Entries with chart source code
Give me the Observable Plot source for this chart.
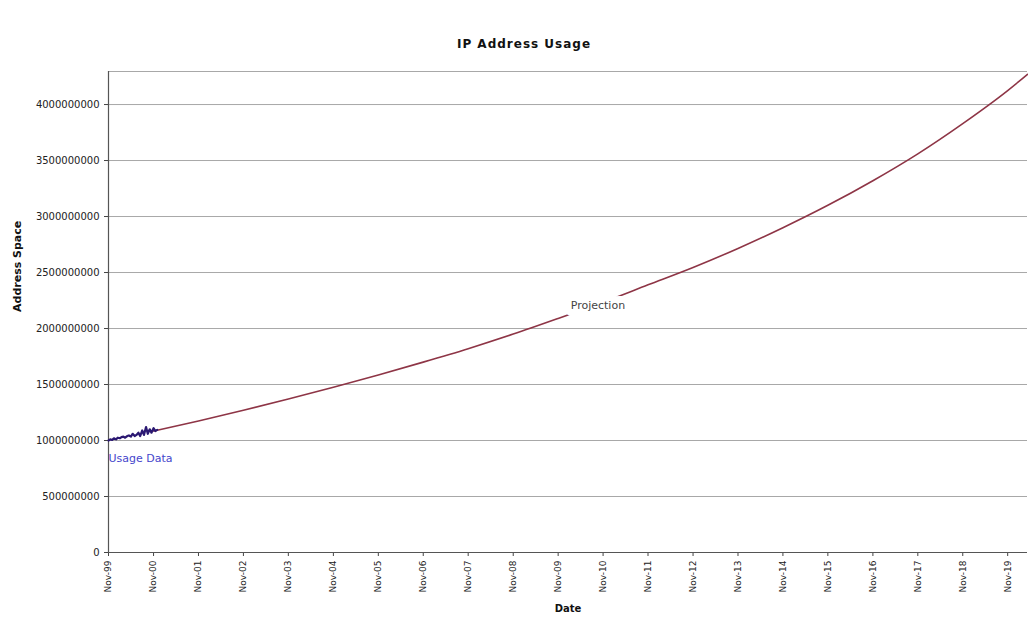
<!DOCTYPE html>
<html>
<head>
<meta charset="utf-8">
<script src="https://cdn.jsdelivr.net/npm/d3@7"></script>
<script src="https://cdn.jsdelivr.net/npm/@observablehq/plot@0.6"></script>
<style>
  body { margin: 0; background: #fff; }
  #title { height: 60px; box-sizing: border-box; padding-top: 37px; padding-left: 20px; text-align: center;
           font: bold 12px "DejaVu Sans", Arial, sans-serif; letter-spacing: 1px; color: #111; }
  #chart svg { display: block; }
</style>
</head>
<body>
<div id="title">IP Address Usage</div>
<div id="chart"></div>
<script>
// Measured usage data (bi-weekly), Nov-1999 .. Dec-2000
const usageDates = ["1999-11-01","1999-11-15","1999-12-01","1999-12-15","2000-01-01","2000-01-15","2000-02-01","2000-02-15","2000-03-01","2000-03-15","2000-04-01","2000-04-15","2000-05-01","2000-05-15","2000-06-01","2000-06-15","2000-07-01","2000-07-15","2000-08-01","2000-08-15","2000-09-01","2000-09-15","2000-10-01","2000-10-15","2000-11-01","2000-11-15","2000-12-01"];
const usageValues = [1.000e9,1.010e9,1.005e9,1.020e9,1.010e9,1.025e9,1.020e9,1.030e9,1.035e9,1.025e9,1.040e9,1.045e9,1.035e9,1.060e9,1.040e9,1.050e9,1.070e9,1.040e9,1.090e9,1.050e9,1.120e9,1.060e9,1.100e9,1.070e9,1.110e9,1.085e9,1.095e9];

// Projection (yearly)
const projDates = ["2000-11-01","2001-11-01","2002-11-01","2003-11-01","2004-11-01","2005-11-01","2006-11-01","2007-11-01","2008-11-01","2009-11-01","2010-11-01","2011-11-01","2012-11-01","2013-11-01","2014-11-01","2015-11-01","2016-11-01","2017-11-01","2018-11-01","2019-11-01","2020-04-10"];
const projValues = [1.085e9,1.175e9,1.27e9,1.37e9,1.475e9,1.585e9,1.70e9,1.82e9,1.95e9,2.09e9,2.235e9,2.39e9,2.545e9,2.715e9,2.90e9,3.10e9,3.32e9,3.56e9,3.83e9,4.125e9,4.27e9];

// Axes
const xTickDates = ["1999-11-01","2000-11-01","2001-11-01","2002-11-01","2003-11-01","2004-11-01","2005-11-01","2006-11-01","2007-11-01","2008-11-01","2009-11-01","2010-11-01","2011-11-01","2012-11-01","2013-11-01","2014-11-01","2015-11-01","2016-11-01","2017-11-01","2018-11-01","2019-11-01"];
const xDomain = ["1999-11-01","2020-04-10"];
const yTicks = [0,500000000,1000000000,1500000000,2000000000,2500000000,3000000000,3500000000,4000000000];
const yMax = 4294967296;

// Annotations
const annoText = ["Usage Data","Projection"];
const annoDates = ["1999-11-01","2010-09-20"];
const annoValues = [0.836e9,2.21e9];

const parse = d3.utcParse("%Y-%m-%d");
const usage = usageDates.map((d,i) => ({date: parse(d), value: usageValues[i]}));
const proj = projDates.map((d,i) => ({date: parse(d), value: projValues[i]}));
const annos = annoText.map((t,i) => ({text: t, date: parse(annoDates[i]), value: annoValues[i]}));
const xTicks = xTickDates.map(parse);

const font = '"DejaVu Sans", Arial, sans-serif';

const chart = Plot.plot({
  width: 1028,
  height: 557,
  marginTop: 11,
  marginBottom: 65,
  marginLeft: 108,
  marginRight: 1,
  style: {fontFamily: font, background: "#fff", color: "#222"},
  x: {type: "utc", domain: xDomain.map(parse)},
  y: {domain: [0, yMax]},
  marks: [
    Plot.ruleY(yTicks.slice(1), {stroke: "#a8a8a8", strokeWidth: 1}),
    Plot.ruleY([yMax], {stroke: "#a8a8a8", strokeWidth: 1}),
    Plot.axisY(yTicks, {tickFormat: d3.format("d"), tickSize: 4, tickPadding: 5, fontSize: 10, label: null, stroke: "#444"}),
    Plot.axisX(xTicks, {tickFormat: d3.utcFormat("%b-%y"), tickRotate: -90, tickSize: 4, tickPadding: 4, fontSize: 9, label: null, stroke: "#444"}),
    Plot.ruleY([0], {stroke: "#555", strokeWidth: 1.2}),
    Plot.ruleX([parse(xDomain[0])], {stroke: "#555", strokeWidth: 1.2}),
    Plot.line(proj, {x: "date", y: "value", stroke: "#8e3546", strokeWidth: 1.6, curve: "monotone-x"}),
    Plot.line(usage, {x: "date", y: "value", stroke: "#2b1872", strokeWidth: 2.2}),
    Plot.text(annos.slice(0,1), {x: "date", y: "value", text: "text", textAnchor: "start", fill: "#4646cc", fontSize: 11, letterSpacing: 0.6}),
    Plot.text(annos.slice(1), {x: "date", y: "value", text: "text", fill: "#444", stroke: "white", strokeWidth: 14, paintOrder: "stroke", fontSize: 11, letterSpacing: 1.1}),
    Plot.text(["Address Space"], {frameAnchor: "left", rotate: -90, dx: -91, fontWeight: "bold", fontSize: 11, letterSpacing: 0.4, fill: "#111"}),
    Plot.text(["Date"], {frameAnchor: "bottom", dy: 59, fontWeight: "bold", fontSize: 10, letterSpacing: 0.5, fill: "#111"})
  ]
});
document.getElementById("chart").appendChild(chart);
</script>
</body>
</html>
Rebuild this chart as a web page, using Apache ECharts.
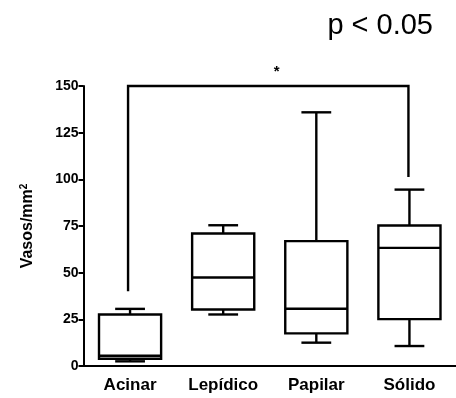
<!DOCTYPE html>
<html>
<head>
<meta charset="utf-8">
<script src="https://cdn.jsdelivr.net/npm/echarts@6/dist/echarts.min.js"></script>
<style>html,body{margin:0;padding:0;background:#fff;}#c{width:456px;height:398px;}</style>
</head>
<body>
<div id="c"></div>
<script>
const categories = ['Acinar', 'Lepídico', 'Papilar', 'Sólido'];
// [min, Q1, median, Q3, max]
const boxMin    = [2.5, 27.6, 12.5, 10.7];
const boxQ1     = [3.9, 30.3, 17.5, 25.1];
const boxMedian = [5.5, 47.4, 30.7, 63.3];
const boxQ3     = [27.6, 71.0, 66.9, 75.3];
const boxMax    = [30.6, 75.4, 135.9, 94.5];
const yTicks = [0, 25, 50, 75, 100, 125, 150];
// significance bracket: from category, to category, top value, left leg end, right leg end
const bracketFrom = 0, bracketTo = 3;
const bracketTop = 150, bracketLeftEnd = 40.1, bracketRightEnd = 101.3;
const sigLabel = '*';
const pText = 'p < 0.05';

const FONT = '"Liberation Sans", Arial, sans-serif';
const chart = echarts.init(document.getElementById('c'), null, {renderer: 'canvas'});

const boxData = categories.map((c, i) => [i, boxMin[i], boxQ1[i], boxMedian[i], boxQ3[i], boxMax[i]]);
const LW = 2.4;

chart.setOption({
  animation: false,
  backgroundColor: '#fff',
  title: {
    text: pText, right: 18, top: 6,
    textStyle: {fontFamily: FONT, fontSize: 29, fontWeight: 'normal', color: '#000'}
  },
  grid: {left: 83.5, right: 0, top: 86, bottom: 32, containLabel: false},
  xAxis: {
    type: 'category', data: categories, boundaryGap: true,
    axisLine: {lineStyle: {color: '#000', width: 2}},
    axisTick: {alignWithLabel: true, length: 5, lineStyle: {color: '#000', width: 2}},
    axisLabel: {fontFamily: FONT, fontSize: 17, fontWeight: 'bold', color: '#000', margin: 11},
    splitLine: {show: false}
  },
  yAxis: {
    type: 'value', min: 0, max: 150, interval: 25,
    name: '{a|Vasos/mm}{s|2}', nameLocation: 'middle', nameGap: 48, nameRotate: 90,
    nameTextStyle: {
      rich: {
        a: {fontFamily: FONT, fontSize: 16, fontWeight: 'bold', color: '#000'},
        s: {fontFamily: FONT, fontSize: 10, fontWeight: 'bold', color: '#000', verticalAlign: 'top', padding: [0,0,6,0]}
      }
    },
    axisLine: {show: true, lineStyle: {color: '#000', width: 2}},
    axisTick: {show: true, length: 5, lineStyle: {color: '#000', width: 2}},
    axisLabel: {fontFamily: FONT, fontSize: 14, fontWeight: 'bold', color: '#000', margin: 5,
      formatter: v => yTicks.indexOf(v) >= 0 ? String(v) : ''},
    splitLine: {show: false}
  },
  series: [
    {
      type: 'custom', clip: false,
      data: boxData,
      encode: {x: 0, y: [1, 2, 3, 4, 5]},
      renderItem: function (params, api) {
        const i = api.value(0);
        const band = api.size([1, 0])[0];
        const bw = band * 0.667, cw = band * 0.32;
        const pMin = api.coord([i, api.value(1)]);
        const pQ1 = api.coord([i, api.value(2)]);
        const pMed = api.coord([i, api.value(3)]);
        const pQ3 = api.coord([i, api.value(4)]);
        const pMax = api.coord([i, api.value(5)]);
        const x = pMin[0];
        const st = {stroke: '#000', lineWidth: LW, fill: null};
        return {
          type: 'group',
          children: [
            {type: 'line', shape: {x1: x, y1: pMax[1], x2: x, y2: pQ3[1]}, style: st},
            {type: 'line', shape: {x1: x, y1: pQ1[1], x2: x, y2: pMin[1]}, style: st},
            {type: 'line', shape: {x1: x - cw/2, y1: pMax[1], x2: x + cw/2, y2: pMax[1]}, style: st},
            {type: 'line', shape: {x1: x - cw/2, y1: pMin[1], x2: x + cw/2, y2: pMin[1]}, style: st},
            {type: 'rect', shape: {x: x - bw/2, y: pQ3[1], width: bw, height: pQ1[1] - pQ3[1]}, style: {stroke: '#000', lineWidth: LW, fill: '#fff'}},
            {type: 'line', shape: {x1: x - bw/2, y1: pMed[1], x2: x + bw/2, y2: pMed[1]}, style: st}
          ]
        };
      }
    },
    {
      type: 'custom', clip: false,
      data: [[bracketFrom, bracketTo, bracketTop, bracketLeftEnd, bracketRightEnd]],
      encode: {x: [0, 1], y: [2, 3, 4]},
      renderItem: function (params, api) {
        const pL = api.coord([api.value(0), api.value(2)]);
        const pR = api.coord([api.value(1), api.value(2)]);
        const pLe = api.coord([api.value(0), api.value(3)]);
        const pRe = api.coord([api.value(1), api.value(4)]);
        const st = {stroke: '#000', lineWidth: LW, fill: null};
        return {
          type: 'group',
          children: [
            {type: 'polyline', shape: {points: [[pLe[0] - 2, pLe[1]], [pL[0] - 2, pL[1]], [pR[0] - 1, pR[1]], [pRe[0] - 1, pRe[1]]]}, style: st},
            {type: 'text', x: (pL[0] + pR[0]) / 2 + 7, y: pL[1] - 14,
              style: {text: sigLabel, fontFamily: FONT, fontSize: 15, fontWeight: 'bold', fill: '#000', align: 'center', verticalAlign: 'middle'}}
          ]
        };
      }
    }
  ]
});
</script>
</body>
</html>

*THE REQUEST*:
Write out again exactly the lines above from the one with "Rebuild this chart" through the one with "const LW = 2.4;", adding no other lines and no pictures.

*PROBLEM SOLUTION*:
Rebuild this chart as a web page, using Apache ECharts.
<!DOCTYPE html>
<html>
<head>
<meta charset="utf-8">
<script src="https://cdn.jsdelivr.net/npm/echarts@6/dist/echarts.min.js"></script>
<style>html,body{margin:0;padding:0;background:#fff;}#c{width:456px;height:398px;}</style>
</head>
<body>
<div id="c"></div>
<script>
const categories = ['Acinar', 'Lepídico', 'Papilar', 'Sólido'];
// [min, Q1, median, Q3, max]
const boxMin    = [2.5, 27.6, 12.5, 10.7];
const boxQ1     = [3.9, 30.3, 17.5, 25.1];
const boxMedian = [5.5, 47.4, 30.7, 63.3];
const boxQ3     = [27.6, 71.0, 66.9, 75.3];
const boxMax    = [30.6, 75.4, 135.9, 94.5];
const yTicks = [0, 25, 50, 75, 100, 125, 150];
// significance bracket: from category, to category, top value, left leg end, right leg end
const bracketFrom = 0, bracketTo = 3;
const bracketTop = 150, bracketLeftEnd = 40.1, bracketRightEnd = 101.3;
const sigLabel = '*';
const pText = 'p < 0.05';

const FONT = '"Liberation Sans", Arial, sans-serif';
const chart = echarts.init(document.getElementById('c'), null, {renderer: 'canvas'});

const boxData = categories.map((c, i) => [i, boxMin[i], boxQ1[i], boxMedian[i], boxQ3[i], boxMax[i]]);
const LW = 2.4;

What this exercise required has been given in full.